# Task details:
Count lines, not occurrences: give the number of lines holding the word "this", and nothing besides.

────────────────────────────────────────

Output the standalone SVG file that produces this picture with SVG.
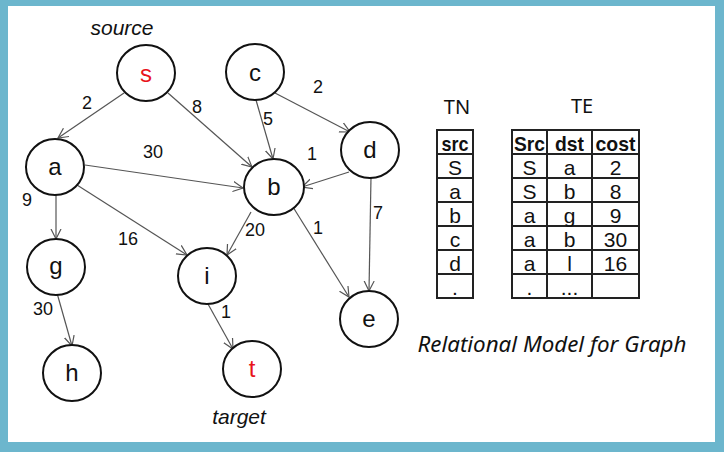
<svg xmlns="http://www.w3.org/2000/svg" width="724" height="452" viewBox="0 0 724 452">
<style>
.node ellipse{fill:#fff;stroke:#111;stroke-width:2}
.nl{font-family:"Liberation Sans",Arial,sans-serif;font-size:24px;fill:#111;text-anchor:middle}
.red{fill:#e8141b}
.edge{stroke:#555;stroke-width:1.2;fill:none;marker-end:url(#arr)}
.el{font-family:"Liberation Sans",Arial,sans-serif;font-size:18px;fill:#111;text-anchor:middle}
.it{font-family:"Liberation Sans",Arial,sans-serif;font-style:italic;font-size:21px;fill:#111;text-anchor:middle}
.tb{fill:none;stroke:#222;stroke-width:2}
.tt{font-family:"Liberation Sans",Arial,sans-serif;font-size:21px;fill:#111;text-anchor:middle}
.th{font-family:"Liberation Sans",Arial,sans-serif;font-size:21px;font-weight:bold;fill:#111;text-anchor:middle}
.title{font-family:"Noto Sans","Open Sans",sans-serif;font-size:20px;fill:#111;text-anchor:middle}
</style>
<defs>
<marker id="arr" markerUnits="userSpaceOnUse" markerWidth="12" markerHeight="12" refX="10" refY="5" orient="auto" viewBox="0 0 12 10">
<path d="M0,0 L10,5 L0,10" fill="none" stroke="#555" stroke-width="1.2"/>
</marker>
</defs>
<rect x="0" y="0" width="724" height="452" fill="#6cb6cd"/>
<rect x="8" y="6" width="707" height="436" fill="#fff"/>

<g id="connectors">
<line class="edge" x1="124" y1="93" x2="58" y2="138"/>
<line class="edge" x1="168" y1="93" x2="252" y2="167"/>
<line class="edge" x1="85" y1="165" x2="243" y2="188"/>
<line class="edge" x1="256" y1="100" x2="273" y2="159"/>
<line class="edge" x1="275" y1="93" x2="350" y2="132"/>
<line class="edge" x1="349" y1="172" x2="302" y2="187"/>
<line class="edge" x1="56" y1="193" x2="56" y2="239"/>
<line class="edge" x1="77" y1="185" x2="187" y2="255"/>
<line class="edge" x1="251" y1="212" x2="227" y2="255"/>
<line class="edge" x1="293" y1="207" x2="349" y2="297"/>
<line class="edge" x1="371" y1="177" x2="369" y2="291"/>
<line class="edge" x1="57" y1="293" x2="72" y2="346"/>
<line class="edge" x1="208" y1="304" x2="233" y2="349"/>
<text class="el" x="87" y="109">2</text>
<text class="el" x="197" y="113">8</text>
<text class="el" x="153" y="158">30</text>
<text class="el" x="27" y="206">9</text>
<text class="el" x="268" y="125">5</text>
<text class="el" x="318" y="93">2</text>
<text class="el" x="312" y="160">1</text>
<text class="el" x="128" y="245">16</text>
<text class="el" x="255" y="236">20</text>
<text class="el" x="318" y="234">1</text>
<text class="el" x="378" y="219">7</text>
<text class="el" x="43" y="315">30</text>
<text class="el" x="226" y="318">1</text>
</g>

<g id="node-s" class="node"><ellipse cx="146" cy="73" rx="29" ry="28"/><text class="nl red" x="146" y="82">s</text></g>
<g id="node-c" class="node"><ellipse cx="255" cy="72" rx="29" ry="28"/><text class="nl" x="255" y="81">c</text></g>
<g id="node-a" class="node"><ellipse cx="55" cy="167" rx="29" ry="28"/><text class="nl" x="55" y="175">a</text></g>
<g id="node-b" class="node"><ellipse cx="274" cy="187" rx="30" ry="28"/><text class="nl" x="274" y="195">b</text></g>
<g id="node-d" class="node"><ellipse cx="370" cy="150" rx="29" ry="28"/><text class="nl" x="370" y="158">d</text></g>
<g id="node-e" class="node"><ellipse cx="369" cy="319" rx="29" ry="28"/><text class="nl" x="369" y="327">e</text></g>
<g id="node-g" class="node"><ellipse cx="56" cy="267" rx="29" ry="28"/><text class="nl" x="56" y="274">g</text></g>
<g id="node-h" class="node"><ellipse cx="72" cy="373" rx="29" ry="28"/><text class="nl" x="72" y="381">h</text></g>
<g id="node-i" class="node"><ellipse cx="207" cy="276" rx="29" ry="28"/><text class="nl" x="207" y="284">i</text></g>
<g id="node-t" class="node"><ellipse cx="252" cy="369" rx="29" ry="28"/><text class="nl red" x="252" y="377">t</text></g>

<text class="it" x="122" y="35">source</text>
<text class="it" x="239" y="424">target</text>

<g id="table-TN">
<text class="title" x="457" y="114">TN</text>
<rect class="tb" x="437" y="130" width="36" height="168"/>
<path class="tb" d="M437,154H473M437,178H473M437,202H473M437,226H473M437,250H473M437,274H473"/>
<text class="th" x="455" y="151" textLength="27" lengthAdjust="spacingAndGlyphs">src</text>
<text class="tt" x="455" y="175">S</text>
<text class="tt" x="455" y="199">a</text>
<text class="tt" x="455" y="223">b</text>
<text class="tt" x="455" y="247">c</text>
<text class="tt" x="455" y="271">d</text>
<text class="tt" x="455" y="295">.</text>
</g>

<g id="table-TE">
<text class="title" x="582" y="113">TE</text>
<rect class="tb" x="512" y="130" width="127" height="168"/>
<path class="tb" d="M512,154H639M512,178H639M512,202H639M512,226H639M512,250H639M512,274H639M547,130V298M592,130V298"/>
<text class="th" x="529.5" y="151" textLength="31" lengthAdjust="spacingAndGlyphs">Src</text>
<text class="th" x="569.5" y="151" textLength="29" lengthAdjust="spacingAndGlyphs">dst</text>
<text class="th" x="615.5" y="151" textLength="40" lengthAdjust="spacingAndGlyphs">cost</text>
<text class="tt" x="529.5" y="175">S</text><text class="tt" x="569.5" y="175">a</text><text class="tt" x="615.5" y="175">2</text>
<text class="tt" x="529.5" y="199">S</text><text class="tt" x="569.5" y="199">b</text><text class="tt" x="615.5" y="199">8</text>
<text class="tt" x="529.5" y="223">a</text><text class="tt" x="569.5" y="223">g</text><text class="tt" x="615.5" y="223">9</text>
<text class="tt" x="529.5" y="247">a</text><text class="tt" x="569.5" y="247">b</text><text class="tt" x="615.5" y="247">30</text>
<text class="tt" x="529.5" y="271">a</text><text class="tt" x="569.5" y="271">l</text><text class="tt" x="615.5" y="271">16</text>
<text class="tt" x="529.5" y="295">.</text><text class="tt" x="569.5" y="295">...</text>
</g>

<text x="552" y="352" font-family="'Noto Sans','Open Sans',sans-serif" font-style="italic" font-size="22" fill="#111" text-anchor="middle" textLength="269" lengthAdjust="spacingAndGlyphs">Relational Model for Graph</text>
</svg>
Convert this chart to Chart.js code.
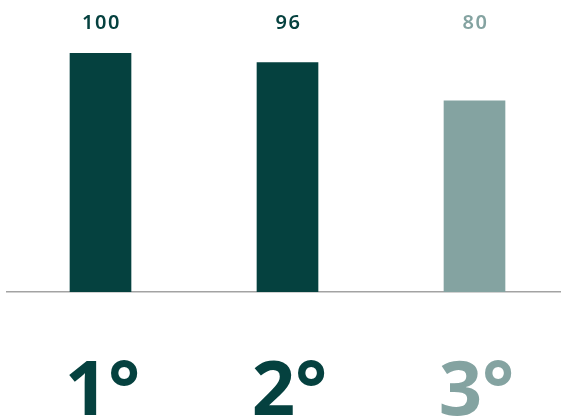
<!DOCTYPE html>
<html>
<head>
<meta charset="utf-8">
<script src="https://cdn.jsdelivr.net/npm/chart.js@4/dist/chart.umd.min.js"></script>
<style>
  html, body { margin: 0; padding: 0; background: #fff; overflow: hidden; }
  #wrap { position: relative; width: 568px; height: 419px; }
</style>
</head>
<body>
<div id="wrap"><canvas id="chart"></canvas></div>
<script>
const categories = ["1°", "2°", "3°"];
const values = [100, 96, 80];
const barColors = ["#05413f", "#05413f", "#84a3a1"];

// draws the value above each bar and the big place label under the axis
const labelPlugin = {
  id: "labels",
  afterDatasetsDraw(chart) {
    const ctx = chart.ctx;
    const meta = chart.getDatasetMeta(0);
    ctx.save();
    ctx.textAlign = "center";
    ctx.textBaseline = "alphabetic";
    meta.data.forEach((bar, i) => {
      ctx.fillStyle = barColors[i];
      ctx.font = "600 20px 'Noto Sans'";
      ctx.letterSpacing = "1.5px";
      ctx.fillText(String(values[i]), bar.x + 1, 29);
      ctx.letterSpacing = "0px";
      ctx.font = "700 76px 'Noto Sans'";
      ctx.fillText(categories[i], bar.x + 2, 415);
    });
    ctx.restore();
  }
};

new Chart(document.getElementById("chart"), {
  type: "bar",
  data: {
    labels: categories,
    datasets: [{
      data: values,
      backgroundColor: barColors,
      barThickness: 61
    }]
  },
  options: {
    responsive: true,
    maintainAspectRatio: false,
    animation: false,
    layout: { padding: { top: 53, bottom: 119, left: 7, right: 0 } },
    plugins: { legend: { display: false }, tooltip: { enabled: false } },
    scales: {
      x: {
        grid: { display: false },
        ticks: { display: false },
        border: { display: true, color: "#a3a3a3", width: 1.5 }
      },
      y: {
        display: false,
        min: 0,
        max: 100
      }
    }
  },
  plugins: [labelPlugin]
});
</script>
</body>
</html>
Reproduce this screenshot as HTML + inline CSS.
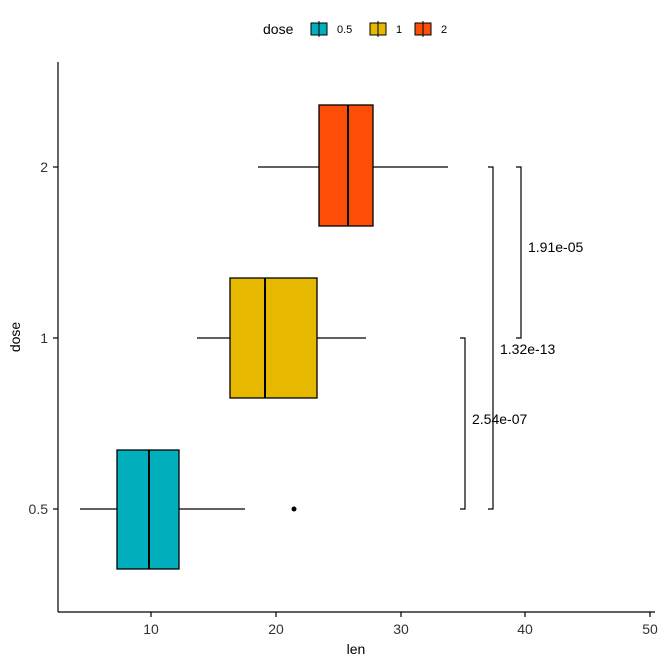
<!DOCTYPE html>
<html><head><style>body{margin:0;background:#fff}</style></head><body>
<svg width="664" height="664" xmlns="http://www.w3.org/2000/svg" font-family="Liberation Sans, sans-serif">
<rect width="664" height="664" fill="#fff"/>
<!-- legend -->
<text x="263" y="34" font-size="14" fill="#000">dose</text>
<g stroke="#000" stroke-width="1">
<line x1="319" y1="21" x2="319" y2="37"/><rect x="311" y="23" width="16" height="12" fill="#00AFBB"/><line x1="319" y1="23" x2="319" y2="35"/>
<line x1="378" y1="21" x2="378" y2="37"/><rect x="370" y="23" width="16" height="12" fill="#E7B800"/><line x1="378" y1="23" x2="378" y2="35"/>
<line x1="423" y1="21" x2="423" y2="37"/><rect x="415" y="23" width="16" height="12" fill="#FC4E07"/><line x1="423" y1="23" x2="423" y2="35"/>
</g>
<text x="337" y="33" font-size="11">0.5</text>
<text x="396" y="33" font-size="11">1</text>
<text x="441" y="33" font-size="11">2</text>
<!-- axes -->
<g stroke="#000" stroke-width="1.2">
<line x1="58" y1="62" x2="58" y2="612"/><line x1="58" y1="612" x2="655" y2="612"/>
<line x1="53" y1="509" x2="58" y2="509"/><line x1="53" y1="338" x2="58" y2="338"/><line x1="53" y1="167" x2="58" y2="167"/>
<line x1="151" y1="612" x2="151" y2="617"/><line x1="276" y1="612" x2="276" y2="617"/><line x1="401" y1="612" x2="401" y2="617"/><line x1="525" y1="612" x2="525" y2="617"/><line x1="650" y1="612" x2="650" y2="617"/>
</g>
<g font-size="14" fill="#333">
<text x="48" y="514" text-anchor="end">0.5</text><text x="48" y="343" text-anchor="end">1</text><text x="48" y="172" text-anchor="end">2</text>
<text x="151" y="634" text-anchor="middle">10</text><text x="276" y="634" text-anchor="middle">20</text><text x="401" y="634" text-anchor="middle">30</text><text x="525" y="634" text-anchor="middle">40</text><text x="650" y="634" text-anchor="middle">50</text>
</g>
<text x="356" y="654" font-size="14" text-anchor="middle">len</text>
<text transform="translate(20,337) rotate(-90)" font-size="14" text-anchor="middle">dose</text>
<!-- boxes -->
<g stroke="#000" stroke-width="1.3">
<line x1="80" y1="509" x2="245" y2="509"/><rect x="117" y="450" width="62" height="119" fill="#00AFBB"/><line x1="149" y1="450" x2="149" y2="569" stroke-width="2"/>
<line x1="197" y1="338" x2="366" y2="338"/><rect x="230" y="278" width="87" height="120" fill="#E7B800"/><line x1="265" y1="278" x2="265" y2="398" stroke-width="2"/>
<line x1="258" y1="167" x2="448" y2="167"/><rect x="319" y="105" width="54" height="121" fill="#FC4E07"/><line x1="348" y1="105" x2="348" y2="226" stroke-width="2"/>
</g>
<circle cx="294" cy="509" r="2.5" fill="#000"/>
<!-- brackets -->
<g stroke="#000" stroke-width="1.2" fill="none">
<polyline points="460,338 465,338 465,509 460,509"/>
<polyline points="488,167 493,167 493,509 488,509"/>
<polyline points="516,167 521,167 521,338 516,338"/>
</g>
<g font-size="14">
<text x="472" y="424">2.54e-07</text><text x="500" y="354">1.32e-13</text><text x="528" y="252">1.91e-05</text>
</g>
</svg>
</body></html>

────────────────────────────────────────

# Output:
3